The film begins to settle in, with the forest as a sort of zone of consciousness designed to trap these characters - responding to their fears and anxieties, feeding back misshapen versions of them. But Bruckner is unable to transform that into an atmosphere, or a state of being. Mostly, we get scene after scene of these four old friends bitching at each other about this or that. There's not a lot of room for any mood to set in when we spend most of our time listening to these guys barking banal, repetitive arguments at each other.

What consciously occupies their time is of less relevance - to the woods, and to the film - than what's hiding out in their subconsciouses. But whatever the forest gets out of the backs of their minds, it has a hard time communicating it to us. Physical locations becoming surreal gateways to subconscious interrogation is a familiar and workable premise, but The Ritual only barely commits to the idea.

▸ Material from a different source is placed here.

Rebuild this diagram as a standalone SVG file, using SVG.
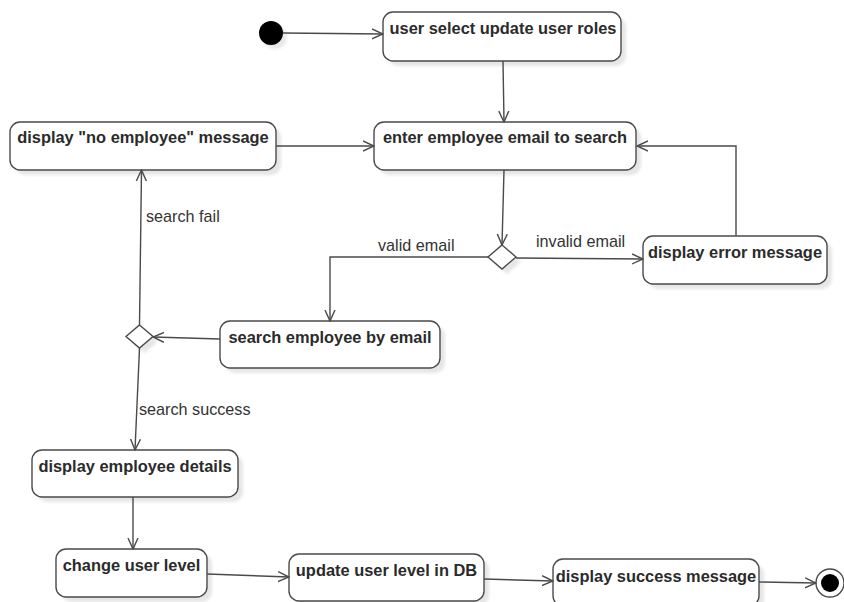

Those nightmares the fellas have in the cabin? To us, they're largely irrelevant because we never get much sense of what's actually haunting them - or what they experienced in those supposedly terrifying and revealing dreams. Seeing a guy waking up in his own pass doesn't have much impact in and of itself.

The one exception to this is Luke, our de-facto lead, whose survivor's guilt - in particular his inability to save his friend's life - is the only tangible point of view we ever get. His dream, we see. And not just once. It's that moment in the convenience store playing out over and over again, in altered versions and with altered details, often physically conflated with the forest itself. But frankly, that moment isn't interesting enough, nor does it strike us as profound enough, to be the emotional and psychological through-line of an entire movie. Don't get me wrong - of course, in literal terms, seeing your friend die a violent, random death would be a wrenching memory for anyone who experienced it. But as a pivotal cinematic moment, it plays as mere routine.